— Begin —

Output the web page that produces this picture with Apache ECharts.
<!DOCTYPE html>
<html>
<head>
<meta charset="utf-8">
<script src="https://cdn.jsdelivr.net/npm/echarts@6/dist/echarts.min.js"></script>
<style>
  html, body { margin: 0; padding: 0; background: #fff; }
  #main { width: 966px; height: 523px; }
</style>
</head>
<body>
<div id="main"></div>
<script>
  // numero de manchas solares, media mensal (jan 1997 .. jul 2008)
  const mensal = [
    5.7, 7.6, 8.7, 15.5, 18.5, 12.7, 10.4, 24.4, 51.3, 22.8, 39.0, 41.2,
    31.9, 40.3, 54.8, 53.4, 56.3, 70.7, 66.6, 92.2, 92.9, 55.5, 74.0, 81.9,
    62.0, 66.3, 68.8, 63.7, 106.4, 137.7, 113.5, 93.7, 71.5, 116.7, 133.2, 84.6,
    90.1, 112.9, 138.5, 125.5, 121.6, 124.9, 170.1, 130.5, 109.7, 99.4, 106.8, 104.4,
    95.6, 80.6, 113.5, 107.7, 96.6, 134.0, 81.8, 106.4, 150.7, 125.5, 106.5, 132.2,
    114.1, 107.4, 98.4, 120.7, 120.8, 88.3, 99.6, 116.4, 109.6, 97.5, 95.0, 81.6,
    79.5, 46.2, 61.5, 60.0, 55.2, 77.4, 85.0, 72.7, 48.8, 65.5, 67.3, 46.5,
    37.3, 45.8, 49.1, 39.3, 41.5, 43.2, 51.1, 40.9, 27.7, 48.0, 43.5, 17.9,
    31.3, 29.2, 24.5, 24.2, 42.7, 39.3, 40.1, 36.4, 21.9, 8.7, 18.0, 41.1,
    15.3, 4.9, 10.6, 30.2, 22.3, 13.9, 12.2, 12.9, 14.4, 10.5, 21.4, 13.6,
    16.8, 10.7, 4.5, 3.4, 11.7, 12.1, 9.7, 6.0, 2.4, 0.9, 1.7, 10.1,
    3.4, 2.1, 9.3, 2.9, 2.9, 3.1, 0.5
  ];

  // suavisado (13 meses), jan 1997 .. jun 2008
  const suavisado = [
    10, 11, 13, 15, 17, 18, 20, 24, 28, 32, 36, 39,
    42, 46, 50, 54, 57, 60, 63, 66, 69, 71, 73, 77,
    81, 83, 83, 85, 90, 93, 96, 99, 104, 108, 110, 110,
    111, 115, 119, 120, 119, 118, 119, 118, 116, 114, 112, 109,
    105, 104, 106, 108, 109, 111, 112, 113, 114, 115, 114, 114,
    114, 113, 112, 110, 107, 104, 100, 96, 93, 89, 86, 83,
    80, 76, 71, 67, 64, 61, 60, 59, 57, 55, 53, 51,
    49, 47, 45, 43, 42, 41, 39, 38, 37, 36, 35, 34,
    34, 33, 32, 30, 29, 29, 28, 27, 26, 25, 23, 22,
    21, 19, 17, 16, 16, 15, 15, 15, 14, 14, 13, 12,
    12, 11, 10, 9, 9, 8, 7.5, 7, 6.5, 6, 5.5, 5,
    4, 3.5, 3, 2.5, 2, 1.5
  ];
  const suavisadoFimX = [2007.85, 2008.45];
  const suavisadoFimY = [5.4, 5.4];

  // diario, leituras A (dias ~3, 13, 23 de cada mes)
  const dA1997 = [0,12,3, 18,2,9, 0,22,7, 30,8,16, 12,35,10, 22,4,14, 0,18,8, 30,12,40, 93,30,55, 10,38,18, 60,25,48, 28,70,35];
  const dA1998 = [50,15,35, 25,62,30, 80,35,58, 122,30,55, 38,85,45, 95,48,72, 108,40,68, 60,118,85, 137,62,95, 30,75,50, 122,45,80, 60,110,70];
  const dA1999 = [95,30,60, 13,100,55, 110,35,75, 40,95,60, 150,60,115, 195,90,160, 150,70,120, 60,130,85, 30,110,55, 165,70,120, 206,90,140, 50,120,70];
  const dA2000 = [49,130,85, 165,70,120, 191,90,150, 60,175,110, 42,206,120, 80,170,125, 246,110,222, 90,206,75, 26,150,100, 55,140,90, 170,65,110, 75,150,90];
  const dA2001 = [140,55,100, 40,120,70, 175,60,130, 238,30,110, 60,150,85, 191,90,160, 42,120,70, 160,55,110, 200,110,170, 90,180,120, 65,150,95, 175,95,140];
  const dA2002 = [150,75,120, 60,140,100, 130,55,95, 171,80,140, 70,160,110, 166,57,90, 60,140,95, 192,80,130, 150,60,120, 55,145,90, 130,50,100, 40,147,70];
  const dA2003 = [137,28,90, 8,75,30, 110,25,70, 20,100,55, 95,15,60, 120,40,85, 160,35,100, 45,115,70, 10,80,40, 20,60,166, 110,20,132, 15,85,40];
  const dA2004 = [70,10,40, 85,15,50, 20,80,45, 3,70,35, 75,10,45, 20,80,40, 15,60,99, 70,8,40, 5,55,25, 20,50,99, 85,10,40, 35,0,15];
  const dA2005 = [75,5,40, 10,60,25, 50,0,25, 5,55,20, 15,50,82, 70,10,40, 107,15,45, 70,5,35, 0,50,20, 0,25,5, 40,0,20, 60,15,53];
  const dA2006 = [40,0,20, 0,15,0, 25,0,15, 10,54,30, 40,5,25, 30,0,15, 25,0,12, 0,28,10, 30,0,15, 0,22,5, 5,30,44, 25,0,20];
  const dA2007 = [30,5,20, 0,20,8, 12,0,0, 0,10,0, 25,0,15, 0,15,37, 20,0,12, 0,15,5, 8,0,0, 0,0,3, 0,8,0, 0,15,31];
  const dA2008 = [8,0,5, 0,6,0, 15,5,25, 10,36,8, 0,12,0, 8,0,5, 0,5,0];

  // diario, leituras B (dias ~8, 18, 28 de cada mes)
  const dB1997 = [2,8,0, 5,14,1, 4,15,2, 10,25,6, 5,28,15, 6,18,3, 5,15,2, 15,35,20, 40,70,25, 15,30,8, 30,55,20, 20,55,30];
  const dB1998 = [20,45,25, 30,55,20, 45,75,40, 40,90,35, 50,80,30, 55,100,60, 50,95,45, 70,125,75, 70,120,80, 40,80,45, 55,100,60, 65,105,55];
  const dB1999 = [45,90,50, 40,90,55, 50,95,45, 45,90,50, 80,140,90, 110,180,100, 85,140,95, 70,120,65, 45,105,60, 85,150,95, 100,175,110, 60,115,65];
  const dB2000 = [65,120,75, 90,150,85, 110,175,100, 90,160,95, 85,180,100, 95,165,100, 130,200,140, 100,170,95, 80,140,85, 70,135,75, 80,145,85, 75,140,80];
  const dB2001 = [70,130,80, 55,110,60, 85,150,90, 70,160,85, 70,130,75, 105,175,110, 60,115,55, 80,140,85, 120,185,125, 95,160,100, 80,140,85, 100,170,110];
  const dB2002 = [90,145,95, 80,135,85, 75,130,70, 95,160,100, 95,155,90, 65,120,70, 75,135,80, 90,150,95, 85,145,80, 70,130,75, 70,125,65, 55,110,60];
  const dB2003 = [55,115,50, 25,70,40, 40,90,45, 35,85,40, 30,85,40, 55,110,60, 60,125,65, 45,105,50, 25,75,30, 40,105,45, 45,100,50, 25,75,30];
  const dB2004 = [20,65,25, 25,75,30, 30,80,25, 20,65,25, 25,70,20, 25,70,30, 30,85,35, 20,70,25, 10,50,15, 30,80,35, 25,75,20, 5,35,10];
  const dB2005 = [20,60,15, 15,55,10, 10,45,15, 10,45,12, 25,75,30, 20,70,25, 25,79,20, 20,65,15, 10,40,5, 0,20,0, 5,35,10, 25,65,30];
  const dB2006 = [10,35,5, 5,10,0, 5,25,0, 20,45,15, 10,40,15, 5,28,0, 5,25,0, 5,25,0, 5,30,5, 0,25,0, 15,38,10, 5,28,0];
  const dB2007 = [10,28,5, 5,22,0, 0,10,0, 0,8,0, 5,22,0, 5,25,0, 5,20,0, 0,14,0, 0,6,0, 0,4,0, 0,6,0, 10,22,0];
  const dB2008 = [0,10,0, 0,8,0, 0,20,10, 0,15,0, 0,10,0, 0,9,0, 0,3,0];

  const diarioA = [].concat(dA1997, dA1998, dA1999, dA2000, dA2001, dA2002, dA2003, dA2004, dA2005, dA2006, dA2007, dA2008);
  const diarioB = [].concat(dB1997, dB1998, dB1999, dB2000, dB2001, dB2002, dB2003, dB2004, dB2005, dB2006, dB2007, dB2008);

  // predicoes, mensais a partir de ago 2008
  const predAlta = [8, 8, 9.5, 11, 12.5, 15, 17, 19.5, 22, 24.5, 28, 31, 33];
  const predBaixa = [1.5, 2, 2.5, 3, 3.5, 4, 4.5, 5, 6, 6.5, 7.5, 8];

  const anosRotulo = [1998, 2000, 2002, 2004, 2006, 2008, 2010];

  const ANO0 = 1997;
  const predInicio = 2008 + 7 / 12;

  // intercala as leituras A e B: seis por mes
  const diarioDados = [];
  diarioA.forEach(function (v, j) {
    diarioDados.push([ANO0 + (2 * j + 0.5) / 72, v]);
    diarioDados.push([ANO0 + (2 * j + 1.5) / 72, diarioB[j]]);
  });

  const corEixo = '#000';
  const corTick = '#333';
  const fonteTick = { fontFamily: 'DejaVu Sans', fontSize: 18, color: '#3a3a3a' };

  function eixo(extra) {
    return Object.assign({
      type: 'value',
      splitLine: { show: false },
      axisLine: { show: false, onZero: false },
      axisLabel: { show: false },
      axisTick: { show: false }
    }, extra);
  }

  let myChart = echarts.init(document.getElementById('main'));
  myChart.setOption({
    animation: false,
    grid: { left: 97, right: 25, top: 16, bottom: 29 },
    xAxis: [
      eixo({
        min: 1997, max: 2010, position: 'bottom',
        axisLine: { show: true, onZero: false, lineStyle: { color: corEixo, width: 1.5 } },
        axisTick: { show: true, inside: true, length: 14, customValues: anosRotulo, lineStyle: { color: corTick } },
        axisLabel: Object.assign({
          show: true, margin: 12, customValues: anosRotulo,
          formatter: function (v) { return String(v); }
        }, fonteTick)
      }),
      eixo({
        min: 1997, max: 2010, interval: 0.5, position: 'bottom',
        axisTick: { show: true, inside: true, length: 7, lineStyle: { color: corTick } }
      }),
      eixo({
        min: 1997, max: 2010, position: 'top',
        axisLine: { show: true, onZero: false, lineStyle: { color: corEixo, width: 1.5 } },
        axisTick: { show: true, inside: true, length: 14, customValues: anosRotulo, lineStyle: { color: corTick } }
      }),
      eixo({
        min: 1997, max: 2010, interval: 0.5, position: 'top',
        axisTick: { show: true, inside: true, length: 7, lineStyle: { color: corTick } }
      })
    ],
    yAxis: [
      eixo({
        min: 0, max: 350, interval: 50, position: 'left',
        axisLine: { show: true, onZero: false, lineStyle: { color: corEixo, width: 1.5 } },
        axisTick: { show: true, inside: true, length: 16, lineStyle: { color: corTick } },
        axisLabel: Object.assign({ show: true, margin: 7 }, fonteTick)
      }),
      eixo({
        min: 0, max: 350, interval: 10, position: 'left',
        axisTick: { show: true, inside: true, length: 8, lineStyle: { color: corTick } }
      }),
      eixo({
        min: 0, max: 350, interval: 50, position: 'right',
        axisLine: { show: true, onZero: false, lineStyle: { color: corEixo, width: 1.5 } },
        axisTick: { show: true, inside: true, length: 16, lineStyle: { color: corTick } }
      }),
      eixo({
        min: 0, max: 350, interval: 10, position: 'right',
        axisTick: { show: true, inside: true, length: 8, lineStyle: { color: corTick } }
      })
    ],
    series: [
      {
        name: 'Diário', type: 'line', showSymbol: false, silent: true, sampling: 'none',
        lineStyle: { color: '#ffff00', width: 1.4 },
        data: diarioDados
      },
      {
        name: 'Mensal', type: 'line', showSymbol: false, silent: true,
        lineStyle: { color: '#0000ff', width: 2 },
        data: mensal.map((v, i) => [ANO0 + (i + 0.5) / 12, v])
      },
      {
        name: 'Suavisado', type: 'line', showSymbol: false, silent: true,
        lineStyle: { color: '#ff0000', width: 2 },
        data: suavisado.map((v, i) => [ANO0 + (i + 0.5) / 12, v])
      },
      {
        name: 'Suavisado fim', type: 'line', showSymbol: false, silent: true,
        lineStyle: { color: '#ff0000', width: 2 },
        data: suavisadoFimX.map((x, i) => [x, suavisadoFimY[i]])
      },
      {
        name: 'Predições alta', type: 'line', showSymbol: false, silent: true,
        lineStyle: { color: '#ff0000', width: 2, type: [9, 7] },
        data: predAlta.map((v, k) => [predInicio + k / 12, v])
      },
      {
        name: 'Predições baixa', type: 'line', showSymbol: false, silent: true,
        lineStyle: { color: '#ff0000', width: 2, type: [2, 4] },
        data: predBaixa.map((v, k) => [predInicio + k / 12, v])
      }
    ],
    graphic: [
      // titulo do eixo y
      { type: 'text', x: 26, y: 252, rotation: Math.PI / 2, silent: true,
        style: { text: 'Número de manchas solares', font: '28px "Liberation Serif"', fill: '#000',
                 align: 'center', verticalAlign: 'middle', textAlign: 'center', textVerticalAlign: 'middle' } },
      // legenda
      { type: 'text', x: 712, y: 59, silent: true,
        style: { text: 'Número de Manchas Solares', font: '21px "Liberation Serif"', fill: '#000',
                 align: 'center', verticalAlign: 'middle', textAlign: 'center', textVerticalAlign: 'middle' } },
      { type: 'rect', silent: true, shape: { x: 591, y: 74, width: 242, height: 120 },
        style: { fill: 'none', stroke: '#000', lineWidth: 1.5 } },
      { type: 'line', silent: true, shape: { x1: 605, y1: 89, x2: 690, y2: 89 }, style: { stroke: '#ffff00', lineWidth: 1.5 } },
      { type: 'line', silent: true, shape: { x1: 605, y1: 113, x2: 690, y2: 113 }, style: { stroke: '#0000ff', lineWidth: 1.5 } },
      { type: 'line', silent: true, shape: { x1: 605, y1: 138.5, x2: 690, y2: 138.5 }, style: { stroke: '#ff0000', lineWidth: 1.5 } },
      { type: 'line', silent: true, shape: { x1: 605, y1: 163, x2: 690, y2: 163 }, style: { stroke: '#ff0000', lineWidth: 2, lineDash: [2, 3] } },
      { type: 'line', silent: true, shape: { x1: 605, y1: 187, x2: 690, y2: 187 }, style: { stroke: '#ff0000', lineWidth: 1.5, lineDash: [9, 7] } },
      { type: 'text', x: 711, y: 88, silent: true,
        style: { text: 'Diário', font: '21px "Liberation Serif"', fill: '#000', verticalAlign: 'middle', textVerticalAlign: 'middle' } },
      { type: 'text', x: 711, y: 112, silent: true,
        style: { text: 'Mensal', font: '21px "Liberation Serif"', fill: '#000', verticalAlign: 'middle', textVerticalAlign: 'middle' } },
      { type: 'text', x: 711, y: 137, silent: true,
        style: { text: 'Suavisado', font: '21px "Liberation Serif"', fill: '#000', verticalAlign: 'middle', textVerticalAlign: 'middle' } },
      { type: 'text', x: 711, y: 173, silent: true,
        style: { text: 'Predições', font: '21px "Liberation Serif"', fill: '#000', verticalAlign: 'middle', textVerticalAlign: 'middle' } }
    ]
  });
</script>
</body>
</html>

— End —

» **WHAT THE EXERCISE ASKS**
Please write out the material word for word from its first line through the line holding "const suavisadoFimY = [5.4, 5.4];", including both, and no line past it.

» **EXERCISE OUTPUT**
Output the web page that produces this picture with Apache ECharts.
<!DOCTYPE html>
<html>
<head>
<meta charset="utf-8">
<script src="https://cdn.jsdelivr.net/npm/echarts@6/dist/echarts.min.js"></script>
<style>
  html, body { margin: 0; padding: 0; background: #fff; }
  #main { width: 966px; height: 523px; }
</style>
</head>
<body>
<div id="main"></div>
<script>
  // numero de manchas solares, media mensal (jan 1997 .. jul 2008)
  const mensal = [
    5.7, 7.6, 8.7, 15.5, 18.5, 12.7, 10.4, 24.4, 51.3, 22.8, 39.0, 41.2,
    31.9, 40.3, 54.8, 53.4, 56.3, 70.7, 66.6, 92.2, 92.9, 55.5, 74.0, 81.9,
    62.0, 66.3, 68.8, 63.7, 106.4, 137.7, 113.5, 93.7, 71.5, 116.7, 133.2, 84.6,
    90.1, 112.9, 138.5, 125.5, 121.6, 124.9, 170.1, 130.5, 109.7, 99.4, 106.8, 104.4,
    95.6, 80.6, 113.5, 107.7, 96.6, 134.0, 81.8, 106.4, 150.7, 125.5, 106.5, 132.2,
    114.1, 107.4, 98.4, 120.7, 120.8, 88.3, 99.6, 116.4, 109.6, 97.5, 95.0, 81.6,
    79.5, 46.2, 61.5, 60.0, 55.2, 77.4, 85.0, 72.7, 48.8, 65.5, 67.3, 46.5,
    37.3, 45.8, 49.1, 39.3, 41.5, 43.2, 51.1, 40.9, 27.7, 48.0, 43.5, 17.9,
    31.3, 29.2, 24.5, 24.2, 42.7, 39.3, 40.1, 36.4, 21.9, 8.7, 18.0, 41.1,
    15.3, 4.9, 10.6, 30.2, 22.3, 13.9, 12.2, 12.9, 14.4, 10.5, 21.4, 13.6,
    16.8, 10.7, 4.5, 3.4, 11.7, 12.1, 9.7, 6.0, 2.4, 0.9, 1.7, 10.1,
    3.4, 2.1, 9.3, 2.9, 2.9, 3.1, 0.5
  ];

  // suavisado (13 meses), jan 1997 .. jun 2008
  const suavisado = [
    10, 11, 13, 15, 17, 18, 20, 24, 28, 32, 36, 39,
    42, 46, 50, 54, 57, 60, 63, 66, 69, 71, 73, 77,
    81, 83, 83, 85, 90, 93, 96, 99, 104, 108, 110, 110,
    111, 115, 119, 120, 119, 118, 119, 118, 116, 114, 112, 109,
    105, 104, 106, 108, 109, 111, 112, 113, 114, 115, 114, 114,
    114, 113, 112, 110, 107, 104, 100, 96, 93, 89, 86, 83,
    80, 76, 71, 67, 64, 61, 60, 59, 57, 55, 53, 51,
    49, 47, 45, 43, 42, 41, 39, 38, 37, 36, 35, 34,
    34, 33, 32, 30, 29, 29, 28, 27, 26, 25, 23, 22,
    21, 19, 17, 16, 16, 15, 15, 15, 14, 14, 13, 12,
    12, 11, 10, 9, 9, 8, 7.5, 7, 6.5, 6, 5.5, 5,
    4, 3.5, 3, 2.5, 2, 1.5
  ];
  const suavisadoFimX = [2007.85, 2008.45];
  const suavisadoFimY = [5.4, 5.4];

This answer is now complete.